# Minneapolis Ant.& Classic Bike Swap Meet June 10 Penn Cycle Bloomington



## dave the wave (May 23, 2012)

*Minneapolis Ant.& Classic Bike Swap Meet June 9  Penn Cycle Bloomington*

swap spaces $15 call gary 612-202-2900


----------



## Hollywood Bicycle (May 29, 2012)

VINTAGE BICYCLES
MINNESOTA
ANTIQUE & CLASSIC
BICYCLE CLUB

21st. ANNUAL SHOW and SWAP MEET

SUNDAY JUNE 10, 2012

PENN CYCLE - BLOOMINGTON
Valley West Shopping Center
3916 West Old Shakopee Road
Bloomington, Minnesota

The Minnesota Antique & Classic Bicycle Club’s 21st. annual show and swap meet will again be held at Penn Cycle in Bloomington on Sunday June 10. This promises to be a great outdoor vintage bike event. Bring your best antique and classic bikes to the show. Have parts or bikes to sell? Need missing bicycle parts? Participate in the swap meet and bike corral (bike corral is for one bicycle for sale). There's plenty of room - so bring those Phantom, Krate and Bluebird parts for sale! No advance registration is required.

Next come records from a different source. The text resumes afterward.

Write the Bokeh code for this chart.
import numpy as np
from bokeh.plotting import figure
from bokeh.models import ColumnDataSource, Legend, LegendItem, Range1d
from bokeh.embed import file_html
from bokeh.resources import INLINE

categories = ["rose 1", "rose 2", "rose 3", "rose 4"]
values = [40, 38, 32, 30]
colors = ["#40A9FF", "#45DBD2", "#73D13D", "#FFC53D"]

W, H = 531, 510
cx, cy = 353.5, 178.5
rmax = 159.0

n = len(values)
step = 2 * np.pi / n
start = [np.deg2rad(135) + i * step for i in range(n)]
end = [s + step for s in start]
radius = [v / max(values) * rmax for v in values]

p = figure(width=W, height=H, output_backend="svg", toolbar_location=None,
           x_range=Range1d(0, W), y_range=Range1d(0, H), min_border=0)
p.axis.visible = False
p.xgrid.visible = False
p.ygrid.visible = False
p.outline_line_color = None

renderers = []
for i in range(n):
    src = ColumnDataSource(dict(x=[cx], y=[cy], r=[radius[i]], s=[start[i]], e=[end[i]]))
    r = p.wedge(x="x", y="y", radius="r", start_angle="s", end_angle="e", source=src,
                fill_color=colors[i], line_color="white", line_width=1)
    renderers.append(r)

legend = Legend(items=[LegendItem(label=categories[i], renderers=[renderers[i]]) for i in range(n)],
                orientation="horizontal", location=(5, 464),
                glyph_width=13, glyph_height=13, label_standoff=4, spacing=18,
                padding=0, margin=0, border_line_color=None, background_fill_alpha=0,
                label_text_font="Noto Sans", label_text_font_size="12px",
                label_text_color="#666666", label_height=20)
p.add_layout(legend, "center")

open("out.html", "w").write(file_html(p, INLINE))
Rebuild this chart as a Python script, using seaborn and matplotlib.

Penn Cycle will be open for a short time during the later hours of the show for your convenience in obtaining new bike parts and supplies.

HOURS:

Vender Setup 7 am
Open to the Public 8 am - 2 pm
Admission $2 Swap Space $15 Bike Corral $2

MORE INFORMATION:
 Jon 612-597-6753    Evan 763-477-6959    Gary 612-202-2900


----------



## LIFE OF SCHWINN (Jun 5, 2012)

My friend and I are bringing lots of Schwinn parts and he's bringing:

Mint condition '72 Manta
Mint condition '68 Mini Twinn
Mint early 50s Hiawatha girls deluxe
late '30s Colson tricycle


----------



## Hollywood Bicycle (Jun 8, 2012)

The Swap Meet & Show is this Sunday - June 10.


----------



## dave the wave (May 15, 2013)

*Sunday June 9*

sunday june 9


----------